Across the interview, the alliance kept returning to the same point: Latino leaders have been doing real work across cannabis, criminal justice, immigration and drug policy for years, but without “a centralized, credible home that connects it all.” What the group wants to build instead is something more coordinated and more durable. In practice, it says that means lobbying at the state and federal level, coalition sign-on letters, cross-state working groups, activist roundtables, media placements with coordinated messaging and exchanges with advocates in Latin America. “The goal is to move from individual efforts to collective influence,” the alliance said, “to ensure that Latino voices are not just present where these decisions are being made, but that we are a foundational voice in shaping outcomes.”

That last word matters: foundational.

A lot of cannabis organizations talk about representation as if it were a branding exercise. The Latino Cannabis Alliance is trying to push it back into policy. One of the strongest parts of the interview comes when the group talks about barriers Latino leaders still face. Yes, there is underrepresentation. Yes, there is exclusion from power. But the alliance also pointed to something less discussed and more structural: data.

“One of the most urgent and under-discussed issues is data,” the group told High Times, noting that for years federal crime data did not meaningfully disaggregate Latino communities in cannabis arrests. “We know the war on drugs hit our communities hard. We lived it. But without the data to document it, those claims are too easily dismissed in policy rooms that use a lack of data as an excuse before they act.”

That is a smart point, and not one enough people make. If the harm is not measured clearly, then the demand for repair gets easier to ignore.

The same goes for immigration. In another striking answer, the alliance argued that as long as federal prohibition creates immigration risks, full participation in the cannabis industry will remain out of reach for too many in Latino communities. “The industry benefits tremendously from Latino consumers and workers while staying silent on the policies that make participation dangerous,” the alliance said. “That is a contradiction we should all be willing to name out loud.”

That may be where the LCA becomes most relevant beyond launch week. Plenty of groups can put out statements. Fewer are willing to say plainly that cannabis reform cannot keep talking about equity in the abstract while dodging immigration, language access and the uneven way prohibition has landed across Latino communities with different histories, statuses and national backgrounds.

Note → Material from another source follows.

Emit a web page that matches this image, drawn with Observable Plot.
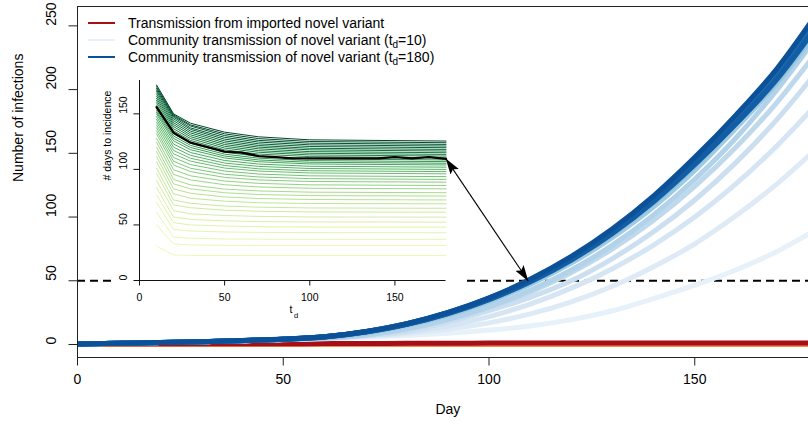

The group also seems intent on being judged by what it does, not just what it says. In the interview, the alliance previewed an April 28 webinar focused on how the cannabis community can support immigrant communities, a congressional action page urging support for the MORE Act, and a May lobby day designed to bring advocates directly into rooms with lawmakers. It also said success in year one would not just mean policy wins, but building infrastructure: documenting Latino stories in cannabis, lifting up overlooked accomplishments and creating a robust directory of Latino cannabis professionals so people stop doing meaningful work in isolation. “Connection is infrastructure,” the alliance said. “Right now, too many people are doing incredible work alone without knowing who else is in their corner ready to support them.”

That may be the clearest expression of what they are trying to build. Not a one-day launch. Not a symbolic advisory circle. Infrastructure.

None of this guarantees impact, obviously. New organizations launch all the time, and cannabis is not exactly short on coalitions, boards and bold declarations. The harder part is staying coherent, building trust and proving that the work can move beyond launch-day energy.

Still, the Latino Cannabis Alliance is entering the space with a sharper thesis than most. It is not asking to be politely acknowledged after the real decisions have already been made. It is saying Latino communities have always been part of the story, and that the next phase of cannabis reform needs to reflect that reality in policy rooms, research, organizing, media and capital alike.

Or as the alliance put it to High Times, the goal is to make sure Latino voices are “impossible to ignore.”